The solution to the linked list problem, and the direction towards better cache management methods, is to follow procedures that are contrary to commonly accepted programming principals. First, do not align the data and pad the data. Second, allocate the entire linked list in one allocation and then thread the list. These two steps gain ~ 20/108 cache line utilization (4 extra bytes for pointer on 32-bit system), and perhaps more importantly ~60% better cache page utilization. Add this to the reduction in overhead for particle migration and you see significantly better performance.

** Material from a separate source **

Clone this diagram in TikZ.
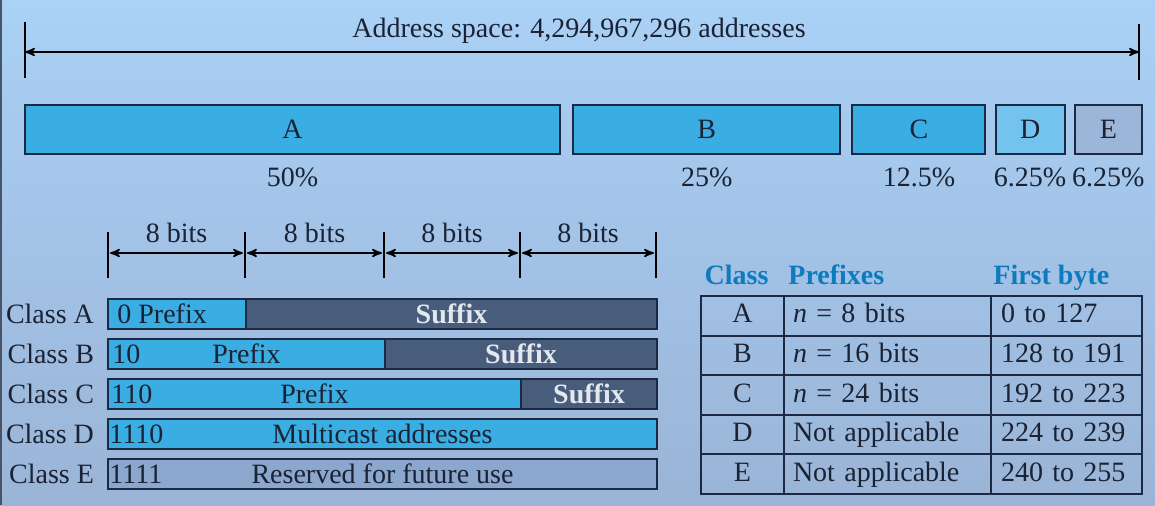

An additional technique employed by the QuickThead code, and which improves cache utilization, is derived from an observation of how cell(particles) to cell(particles) calculations are performed. When the interactions within a 3x3x3 (or smaller) array of cells is performed, duplicate calculations are eliminated by calculations to be performed with cells in the 3x3x3 array of neighboring cells who's cell address is less than the current cell. This avoids calculations between cell A and B being made together with calculations between cell B and A. The code used by Serial, TBB and Pthreads-w32 drive the current focus cell in the X, Y, Z directions from 0:nX, 0:nY, 0:nZ which means the current cell of focus is migrating away from cells who's particles data have just been read in to the L1 cache. The QuickThread implementation runs the iterations in reverse nX:0, nY:0, nZ:0 an by doing so, some of the cell data from the prior iteration has a better probability of residing in L1 cache and an almost certainty of residing in L2 cache.
In closing, there are questions remaining: Is this the best technique to use, and if not, what technique is better. The answer to these are related and not so simple to state. In running various prototype techniques it becomes apparent that some techniques are superior in the smaller particle count problems, while other techniques are superior in the larger particle count simulations. The general technique used by all threading models in this report advanced the frame in 5 stages with barriers in between each stage. An experimental version seems to show promise on large simulations (500K and larger) which has eliminated the barriers and which permits phase skewing between the 5 stages amongst the various threads. This technique has higher management overhead and therefore payback occurs only on larger simulation models. This technique may be discussed in a future blog article.